Stated exercise
Omit all pictures. Copy exactly the lines from the line containing "Give me the matplotlib source for this chart." to the end of the listing, with both ends included.

Material provided
• • • • •

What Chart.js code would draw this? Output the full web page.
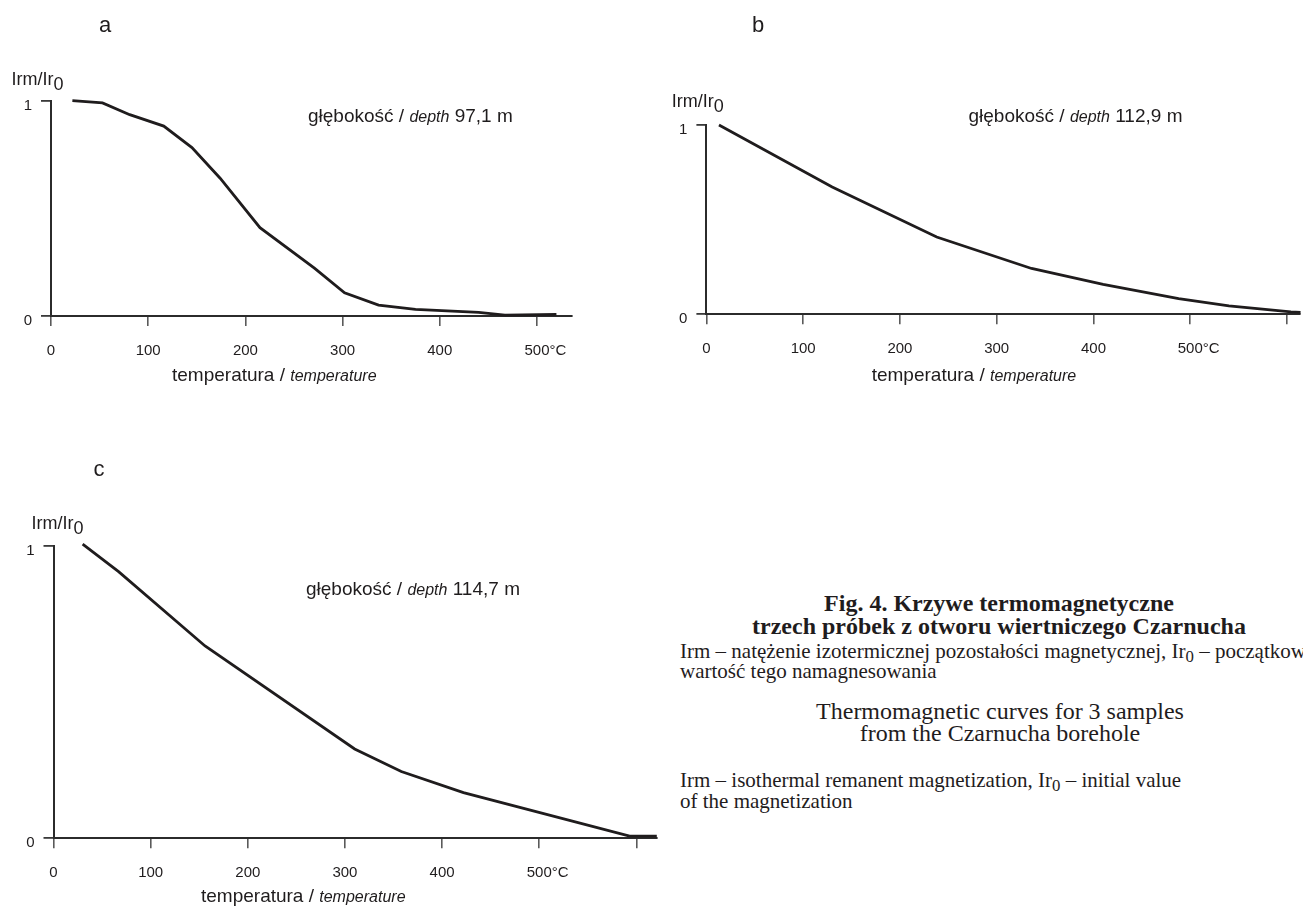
<!DOCTYPE html>
<html>
<head>
<meta charset="utf-8">
<title>Krzywe termomagnetyczne</title>
<script src="https://cdn.jsdelivr.net/npm/chart.js@4.4.1/dist/chart.umd.min.js"></script>
<style>
  html, body { margin: 0; padding: 0; background: #fff; overflow: hidden; }
  body { width: 1303px; height: 910px; position: relative; }
  canvas { position: absolute; }
  #chartA { left: 0; top: 0; }
  #chartB { left: 640px; top: 0; }
  #chartC { left: 0; top: 440px; }
  .cap { position: absolute; font-family: "Liberation Serif", "Times New Roman", serif; color: #1f1c1d; white-space: nowrap; }
  .cap sub { font-size: 0.8em; vertical-align: -0.25em; line-height: 0; }
  #capTitle { left: 699px; width: 600px; top: 592px; font-size: 24px; line-height: 23px; font-weight: bold; text-align: center; }
  #capPl { left: 680px; top: 641px; font-size: 21px; line-height: 20px; }
  #capEnTitle { left: 700px; width: 600px; top: 700px; font-size: 24px; line-height: 22px; text-align: center; }
  #capEn { left: 680px; top: 770px; font-size: 21px; line-height: 21px; }
</style>
</head>
<body>
<canvas id="chartA" width="640" height="420"></canvas>
<canvas id="chartB" width="663" height="420"></canvas>
<canvas id="chartC" width="660" height="470"></canvas>

<div class="cap" id="capTitle">Fig. 4. Krzywe termomagnetyczne<br>trzech próbek z otworu wiertniczego Czarnucha</div>
<div class="cap" id="capPl">Irm – natężenie izotermicznej pozostałości magnetycznej, Ir<sub>0</sub> – początkowa<br>wartość tego namagnesowania</div>
<div class="cap" id="capEnTitle">Thermomagnetic curves for 3 samples<br>from the Czarnucha borehole</div>
<div class="cap" id="capEn">Irm – isothermal remanent magnetization, Ir<sub>0</sub> – initial value<br>of the magnetization</div>

<script>
// temperature ticks (°C)
const tempTicks = [0, 100, 200, 300, 400, 500, 600];
const irmTicks = [0, 1];

// a - depth 97,1 m
const tempA = [22, 53, 81, 116, 145, 174, 215, 271, 302, 337, 375, 440, 467, 520];
const irmA = [1.0, 0.99, 0.935, 0.882, 0.782, 0.64, 0.41, 0.222, 0.108, 0.051, 0.031, 0.017, 0.004, 0.008];

// b - depth 112,9 m
const tempB = [13, 130, 238, 336, 410, 488, 540, 604, 614];
const irmB = [1.0, 0.672, 0.408, 0.242, 0.158, 0.083, 0.044, 0.013, 0.01];

// c - depth 114,7 m
const tempC = [30, 67, 156, 310, 358, 422, 593, 621];
const irmC = [1.005, 0.911, 0.657, 0.305, 0.228, 0.156, 0.007, 0.007];

const SANS = '"Liberation Sans", Arial, sans-serif';
const TICK_LEN = 10;
const X_PAD = 16;
const TICK_FONT = 15;

// texts drawn on the canvas, runs of different fonts on one baseline
const panelText = {
  id: 'panelText',
  afterDraw(chart, args, opts) {
    const ctx = chart.ctx;
    ctx.save();
    ctx.fillStyle = '#1f1c1d';
    ctx.textAlign = 'left';
    ctx.textBaseline = 'alphabetic';
    opts.items.forEach(item => {
      let x = item.x - opts.dx;
      if (item.center) {
        let w = 0;
        item.runs.forEach(r => { ctx.font = r.font; w += ctx.measureText(r.text).width; });
        x -= w / 2;
      }
      item.runs.forEach(r => {
        ctx.font = r.font;
        ctx.fillText(r.text, x, item.y - opts.dy + (r.dy || 0));
        x += ctx.measureText(r.text).width;
      });
    });
    // unit after the 500 label
    const sx = chart.scales.x;
    const px = sx.getPixelForValue(500);
    ctx.font = TICK_FONT + 'px ' + SANS;
    const w = ctx.measureText('500').width;
    ctx.textBaseline = 'middle';
    ctx.fillText('°C', px + w / 2, sx.top + TICK_LEN + X_PAD + TICK_FONT * 0.6);
    ctx.restore();
  }
};

function texts(letter, lx, ly, ix, iy, depth, dx, dy, tx, ty) {
  return [
    { x: lx, y: ly, center: true, runs: [{ text: letter, font: '22px ' + SANS }] },
    { x: ix, y: iy, runs: [{ text: 'Irm/Ir', font: '18px ' + SANS }, { text: '0', font: '18px ' + SANS, dy: 5 }] },
    { x: dx, y: dy, runs: [
      { text: 'głębokość / ', font: '19px ' + SANS },
      { text: 'depth', font: 'italic 16px ' + SANS },
      { text: ' ' + depth, font: '19px ' + SANS }
    ] },
    { x: tx, y: ty, runs: [
      { text: 'temperatura / ', font: '19px ' + SANS },
      { text: 'temperature', font: 'italic 16px ' + SANS }
    ] }
  ];
}

function makeChart(id, temps, irm, xMax, pad, offset, items) {
  const ctx = document.getElementById(id).getContext('2d');
  return new Chart(ctx, {
    type: 'line',
    data: {
      datasets: [{
        data: temps.map((t, i) => ({ x: t, y: irm[i] })),
        borderColor: '#1f1c1d',
        borderWidth: 2.8,
        pointRadius: 0,
        tension: 0,
        clip: false
      }]
    },
    options: {
      responsive: false,
      animation: false,
      devicePixelRatio: 1,
      layout: { padding: pad },
      plugins: {
        legend: { display: false },
        tooltip: { enabled: false },
        panelText: { items: items, dx: offset[0], dy: offset[1] }
      },
      scales: {
        x: {
          type: 'linear',
          min: 0,
          max: xMax,
          afterFit: s => { s.height = 40; },
          afterBuildTicks: s => { s.ticks = tempTicks.filter(v => v <= xMax).map(v => ({ value: v })); },
          border: { display: true, color: '#2b2b2b', width: 2 },
          grid: { drawOnChartArea: false, drawTicks: true, tickLength: TICK_LEN, color: '#5a5a5a', lineWidth: 1.6 },
          ticks: {
            autoSkip: false,
            maxRotation: 0,
            padding: X_PAD,
            color: '#1f1c1d',
            font: { family: SANS, size: TICK_FONT },
            callback: v => (v <= 500 ? String(v) : '')
          }
        },
        y: {
          min: 0,
          max: 1,
          afterFit: s => { s.width = 40; },
          afterBuildTicks: s => { s.ticks = irmTicks.map(v => ({ value: v })); },
          border: { display: true, color: '#2b2b2b', width: 2 },
          grid: { drawOnChartArea: false, drawTicks: true, tickLength: TICK_LEN, color: '#3a3a3a', lineWidth: 1.8 },
          ticks: {
            padding: 9,
            labelOffset: 5,
            color: '#1f1c1d',
            font: { family: SANS, size: TICK_FONT }
          }
        }
      }
    },
    plugins: [panelText]
  });
}

makeChart('chartA', tempA, irmA, 535.4,
  { left: 11, right: 68.6, top: 100.7, bottom: 64 }, [0, 0],
  texts('a', 105, 32, 11.5, 85, '97,1 m', 308, 122, 172, 381));

makeChart('chartB', tempB, irmB, 613.5,
  { left: 26.4, right: 0, top: 125, bottom: 65.7 }, [640, 0],
  texts('b', 758, 32, 671.7, 107, '112,9 m', 968.5, 122, 871.7, 381));

makeChart('chartC', tempC, irmC, 620.8,
  { left: 13.5, right: 3.4, top: 105.6, bottom: 31.8 }, [0, 440],
  texts('c', 99, 476, 31.6, 529, '114,7 m', 306, 595, 201, 902));
</script>
</body>
</html>
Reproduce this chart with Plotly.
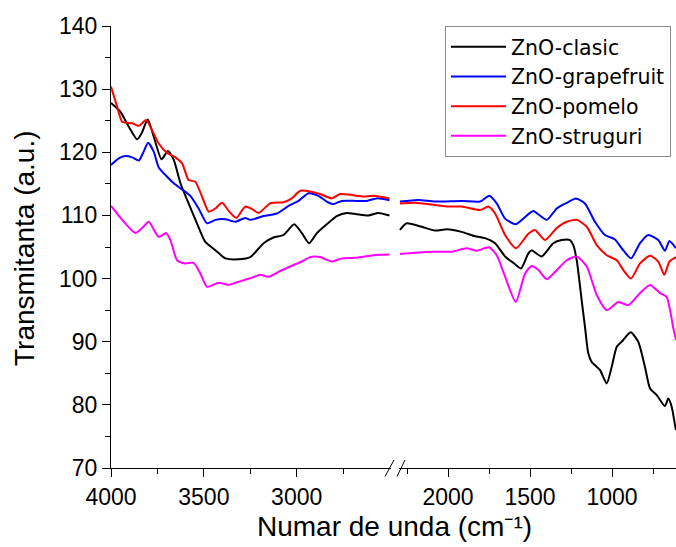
import plotly.graph_objects as go

# FTIR transmittance spectra of ZnO samples, split x-axis (4000-2500 | 2300-600 cm-1)

# --- high-wavenumber segment ---
clasic_hi_wn = [4000, 3949, 3904, 3859, 3835, 3802, 3770, 3728, 3693, 3662, 3626, 3582, 3537,
                3492, 3438, 3384, 3313, 3250, 3178, 3125, 3071, 3013, 2972, 2933, 2891, 2838,
                2784, 2730, 2677, 2614, 2560, 2500]
clasic_hi_t = [127.8, 126.4, 124.05, 122.05, 123.0, 125.2, 122.5, 118.9, 120.2, 118.8, 115.1,
               111.9, 108.75, 105.8, 104.5, 103.2, 103.05, 103.4, 105.6, 106.5, 106.9, 108.6,
               107.2, 105.6, 107.2, 108.6, 109.9, 110.4, 110.2, 110.0, 110.4, 110.0]

grape_hi_wn = [4000, 3958, 3922, 3886, 3850, 3824, 3800, 3770, 3743, 3707, 3662, 3617, 3573,
               3528, 3483, 3438, 3384, 3331, 3277, 3250, 3178, 3106, 3044, 2990, 2936, 2883,
               2838, 2802, 2757, 2677, 2623, 2569, 2500]
grape_hi_t = [118.0, 119.05, 119.4, 119.2, 118.7, 120.1, 121.5, 120.1, 117.6, 116.4, 115.1,
              114.1, 113.1, 111.1, 108.75, 109.3, 109.4, 109.0, 109.6, 109.3, 109.9, 110.3,
              111.5, 112.3, 113.5, 113.1, 112.2, 111.8, 112.3, 112.3, 112.3, 112.7, 112.4]

pomelo_hi_wn = [4000, 3967, 3940, 3886, 3850, 3811, 3779, 3743, 3698, 3653, 3617, 3582, 3546,
                3510, 3474, 3438, 3402, 3363, 3325, 3277, 3240, 3205, 3143, 3071, 3026, 2981,
                2928, 2874, 2811, 2766, 2695, 2641, 2587, 2500]
pomelo_hi_t = [130.4, 127.2, 124.85, 124.6, 124.2, 125.1, 123.5, 121.4, 119.9, 119.2, 118.25,
               115.6, 115.35, 113.0, 110.6, 111.1, 112.0, 110.6, 109.6, 111.4, 111.0, 110.4,
               111.9, 112.1, 112.7, 113.9, 113.8, 113.4, 112.7, 113.4, 113.2, 113.0, 113.1, 112.7]

strug_hi_wn = [4000, 3940, 3868, 3832, 3797, 3743, 3703, 3680, 3644, 3600, 3555, 3519, 3483,
               3420, 3367, 3313, 3250, 3196, 3152, 3089, 3017, 2972, 2928, 2874, 2811, 2757,
               2677, 2587, 2500]
strug_hi_t = [111.5, 109.3, 107.2, 108.0, 109.0, 106.6, 107.2, 106.1, 102.9, 102.4, 102.5,
              100.8, 98.7, 99.35, 99.0, 99.5, 100.05, 100.6, 100.3, 101.2, 102.15, 102.7,
              103.4, 103.4, 102.7, 103.2, 103.3, 103.7, 103.8]

# --- low-wavenumber segment ---
clasic_lo_wn = [2293, 2252, 2160, 2079, 2008, 1917, 1835, 1774, 1713, 1652, 1602, 1555, 1510,
                1490, 1429, 1358, 1307, 1256, 1236, 1215, 1185, 1165, 1145, 1124, 1073, 1032,
                1002, 971, 941, 886, 840, 799, 768, 727, 677, 657, 636, 616, 610]
clasic_lo_t = [107.7, 108.75, 108.2, 107.6, 107.8, 107.4, 106.7, 106.4, 105.6, 103.5, 102.5,
               101.6, 104.0, 104.5, 103.5, 105.6, 106.1, 106.1, 105.3, 102.9, 96.6, 92.4, 88.2,
               86.8, 85.5, 83.4, 86.0, 89.2, 90.0, 91.5, 90.0, 86.0, 82.6, 81.55, 79.8, 81.0,
               79.7, 76.8, 76.0]

grape_lo_wn = [2293, 2181, 2079, 1917, 1805, 1748, 1703, 1652, 1587, 1510, 1480, 1398, 1337,
               1276, 1220, 1165, 1104, 1043, 982, 941, 884, 829, 779, 718, 677, 650, 610]
grape_lo_t = [112.2, 112.45, 112.2, 112.3, 112.2, 113.1, 111.9, 109.5, 108.6, 110.2, 110.7,
              109.3, 111.1, 112.0, 112.7, 111.9, 109.0, 106.9, 106.2, 104.8, 103.2, 105.6,
              106.9, 106.1, 104.4, 105.95, 104.8]

pomelo_lo_wn = [2293, 2201, 2079, 1998, 1917, 1805, 1754, 1713, 1652, 1585, 1510, 1470, 1409,
                1337, 1276, 1215, 1154, 1093, 1032, 971, 931, 884, 829, 768, 718, 681, 650, 610]
pomelo_lo_t = [111.9, 112.0, 111.65, 111.4, 111.4, 110.85, 111.4, 110.3, 106.9, 104.8, 107.1,
               107.7, 106.1, 108.0, 109.0, 109.3, 108.2, 105.3, 103.7, 102.9, 101.35, 100.0,
               102.4, 103.6, 102.7, 100.6, 102.7, 103.4]

strug_lo_wn = [2293, 2201, 2079, 1977, 1886, 1825, 1750, 1703, 1652, 1587, 1530, 1490, 1450,
               1398, 1327, 1276, 1215, 1154, 1093, 1032, 962, 901, 829, 768, 707, 667, 646,
               625, 610]
strug_lo_t = [103.9, 104.1, 104.25, 104.25, 104.8, 104.4, 104.95, 103.7, 100.3, 96.3, 100.8,
              102.0, 101.4, 99.9, 101.6, 102.9, 103.5, 101.9, 97.4, 95.0, 96.3, 95.8, 97.7,
              99.0, 97.7, 97.1, 95.0, 92.0, 90.3]

# axis ticks
hi_major = [4000, 3500, 3000]
hi_minor = [3750, 3250, 2750]
lo_major = [2000, 1500, 1000]
lo_minor = [2250, 1750, 1250, 750]
y_major = [70, 80, 90, 100, 110, 120, 130, 140]
y_minor = [75, 85, 95, 105, 115, 125, 135]

series = [
    ("ZnO-clasic", "#000000", clasic_hi_wn, clasic_hi_t, clasic_lo_wn, clasic_lo_t),
    ("ZnO-grapefruit", "#0000ff", grape_hi_wn, grape_hi_t, grape_lo_wn, grape_lo_t),
    ("ZnO-pomelo", "#ff0000", pomelo_hi_wn, pomelo_hi_t, pomelo_lo_wn, pomelo_lo_t),
    ("ZnO-struguri", "#ff00ff", strug_hi_wn, strug_hi_t, strug_lo_wn, strug_lo_t),
]

FONT = "Liberation Sans, Arial, sans-serif"
LEG_FONT = "DejaVu Sans, sans-serif"

fig = go.Figure()
for name, color, hw, ht, lw, lt in series:
    line = dict(color=color, width=2, shape="spline", smoothing=0.6)
    fig.add_trace(go.Scatter(x=hw, y=ht, mode="lines", name=name, legendgroup=name,
                             line=line, xaxis="x", yaxis="y"))
    fig.add_trace(go.Scatter(x=lw, y=lt, mode="lines", name=name, legendgroup=name,
                             showlegend=False, line=line, xaxis="x2", yaxis="y"))

# plot area: x from 111 to 676 px, y from 26 to 468 px
L, R, T, B = 111, 676, 26, 468
W, H = R - L, B - T


def px(x):
    return (x - L) / W


def py(y):
    return (B - y) / H


def x_axis(major, minor):
    return dict(
        showline=True, linecolor="black", linewidth=1, mirror=False,
        ticks="outside", ticklen=8, tickwidth=1, tickcolor="black",
        tickmode="array", tickvals=major, ticktext=[str(v) for v in major],
        minor=dict(ticks="outside", ticklen=5, tickwidth=1, tickcolor="black",
                   tickmode="array", tickvals=minor),
        showgrid=False, zeroline=False,
        tickfont=dict(family=FONT, size=23, color="black"),
        anchor="y",
    )


fig.update_layout(
    width=676, height=547,
    margin=dict(l=L, r=0, t=T, b=547 - B, autoexpand=False),
    paper_bgcolor="white", plot_bgcolor="white",
    xaxis=dict(domain=[0, px(391)], range=[4000, 4000 - (391 - 110.5) / 0.186],
               **x_axis(hi_major, hi_minor)),
    xaxis2=dict(domain=[px(399), 1], range=[2000 + (448 - 399) / 0.164, 1000 - (676 - 612) / 0.164],
                **x_axis(lo_major, lo_minor)),
    yaxis=dict(
        range=[70, 140], domain=[0, 1],
        showline=True, linecolor="black", linewidth=1,
        ticks="outside", ticklen=8, tickwidth=1, tickcolor="black",
        tickmode="array", tickvals=y_major, ticktext=[str(v) for v in y_major],
        minor=dict(ticks="outside", ticklen=5, tickwidth=1, tickcolor="black",
                   tickmode="array", tickvals=y_minor),
        showgrid=False, zeroline=False,
        tickfont=dict(family=FONT, size=23, color="black"),
    ),
    legend=dict(
        x=px(445), y=1, xanchor="left", yanchor="top",
        bordercolor="#8c8c8c", borderwidth=1, bgcolor="white",
        font=dict(family=LEG_FONT, size=20.5, color="black"),
        tracegroupgap=0, itemwidth=55,
    ),
    showlegend=True,
)

# axis titles
fig.add_annotation(text="Numar de unda (cm\u207b\u00b9)", xref="paper", yref="paper",
                   x=px(394), y=py(526), xanchor="center", yanchor="middle", showarrow=False,
                   font=dict(family=FONT, size=28, color="black"))
fig.add_annotation(text="Transmitanta (a.u.)", xref="paper", yref="paper",
                   x=px(24), y=py(249), xanchor="center", yanchor="middle", showarrow=False,
                   textangle=-90, font=dict(family=FONT, size=28, color="black"))

# axis-break marks
for x0, x1 in [(385, 394), (397, 405)]:
    fig.add_shape(type="line", xref="paper", yref="paper",
                  x0=px(x0), y0=py(476.5), x1=px(x1), y1=py(460),
                  line=dict(color="black", width=1))

fig.write_html("out.html")
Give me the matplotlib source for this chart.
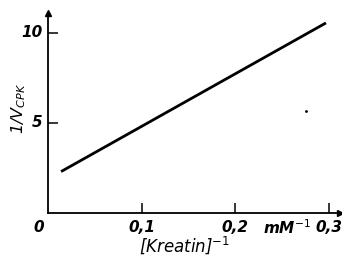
import matplotlib.pyplot as plt

# data (reciprocal plot)
kreatin_inv = [0.014, 0.297]
v_inv = [2.3, 10.55]
speck = (0.276, 5.67)

x_ticks = [0.1, 0.2, 0.3]
x_labels = ["0,1", "0,2", "0,3"]
y_ticks = [5, 10]
y_labels = ["5", "10"]

plt.rcParams["mathtext.fontset"] = "dejavusans"

fig = plt.figure(figsize=(3.42, 2.61), dpi=100)
ax = fig.add_axes([48 / 342, 48 / 261, 292 / 342, 200 / 261])

ax.plot(kreatin_inv, v_inv, color="black", lw=2.0, solid_capstyle="butt")
ax.plot(*speck, "o", color="black", ms=1.0)

ax.set_xlim(0, 0.312)
ax.set_ylim(0, 11.1)

for s in ["top", "right"]:
    ax.spines[s].set_visible(False)
for s in ["left", "bottom"]:
    ax.spines[s].set_linewidth(1.3)

# axis arrows
ax.plot(1, 0, ">", color="black", ms=4, transform=ax.transAxes, clip_on=False)
ax.plot(0, 1, "^", color="black", ms=4, transform=ax.transAxes, clip_on=False)

ax.set_xticks(x_ticks)
ax.set_xticklabels([])
ax.set_yticks(y_ticks)
ax.set_yticklabels([])
ax.tick_params(direction="in", length=7, width=1.1)

font = dict(fontsize=11, fontstyle="italic", fontweight="bold", color="black")
for x, lab in zip(x_ticks, x_labels):
    ax.text(x, -0.075, lab, transform=ax.get_xaxis_transform(),
            ha="center", va="center", **font)
for y, lab in zip(y_ticks, y_labels):
    ax.text(-0.02, y, lab, transform=ax.get_yaxis_transform(),
            ha="right", va="center", **font)
ax.text(-0.03, -0.075, "0", transform=ax.transAxes, ha="center", va="center", **font)
ax.text(0.82, -0.075, r"mM$^{-1}$", transform=ax.transAxes, ha="center", va="center", **font)

fig.text(185 / 342, 1 - 245 / 261, r"[Kreatin]$^{-1}$", ha="center", va="center",
         fontsize=12, fontstyle="italic", color="black")
fig.text(19 / 342, 1 - 108 / 261, r"1/V$_{CPK}$", ha="center", va="center",
         rotation=90, fontsize=11.5, fontstyle="italic", color="black")

fig.savefig("out.png", dpi=100)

• • • • •

Finished answer
Give me the matplotlib source for this chart.
import matplotlib.pyplot as plt

# data (reciprocal plot)
kreatin_inv = [0.014, 0.297]
v_inv = [2.3, 10.55]
speck = (0.276, 5.67)

x_ticks = [0.1, 0.2, 0.3]
x_labels = ["0,1", "0,2", "0,3"]
y_ticks = [5, 10]
y_labels = ["5", "10"]

plt.rcParams["mathtext.fontset"] = "dejavusans"

fig = plt.figure(figsize=(3.42, 2.61), dpi=100)
ax = fig.add_axes([48 / 342, 48 / 261, 292 / 342, 200 / 261])

ax.plot(kreatin_inv, v_inv, color="black", lw=2.0, solid_capstyle="butt")
ax.plot(*speck, "o", color="black", ms=1.0)

ax.set_xlim(0, 0.312)
ax.set_ylim(0, 11.1)

for s in ["top", "right"]:
    ax.spines[s].set_visible(False)
for s in ["left", "bottom"]:
    ax.spines[s].set_linewidth(1.3)

# axis arrows
ax.plot(1, 0, ">", color="black", ms=4, transform=ax.transAxes, clip_on=False)
ax.plot(0, 1, "^", color="black", ms=4, transform=ax.transAxes, clip_on=False)

ax.set_xticks(x_ticks)
ax.set_xticklabels([])
ax.set_yticks(y_ticks)
ax.set_yticklabels([])
ax.tick_params(direction="in", length=7, width=1.1)

font = dict(fontsize=11, fontstyle="italic", fontweight="bold", color="black")
for x, lab in zip(x_ticks, x_labels):
    ax.text(x, -0.075, lab, transform=ax.get_xaxis_transform(),
            ha="center", va="center", **font)
for y, lab in zip(y_ticks, y_labels):
    ax.text(-0.02, y, lab, transform=ax.get_yaxis_transform(),
            ha="right", va="center", **font)
ax.text(-0.03, -0.075, "0", transform=ax.transAxes, ha="center", va="center", **font)
ax.text(0.82, -0.075, r"mM$^{-1}$", transform=ax.transAxes, ha="center", va="center", **font)

fig.text(185 / 342, 1 - 245 / 261, r"[Kreatin]$^{-1}$", ha="center", va="center",
         fontsize=12, fontstyle="italic", color="black")
fig.text(19 / 342, 1 - 108 / 261, r"1/V$_{CPK}$", ha="center", va="center",
         rotation=90, fontsize=11.5, fontstyle="italic", color="black")

fig.savefig("out.png", dpi=100)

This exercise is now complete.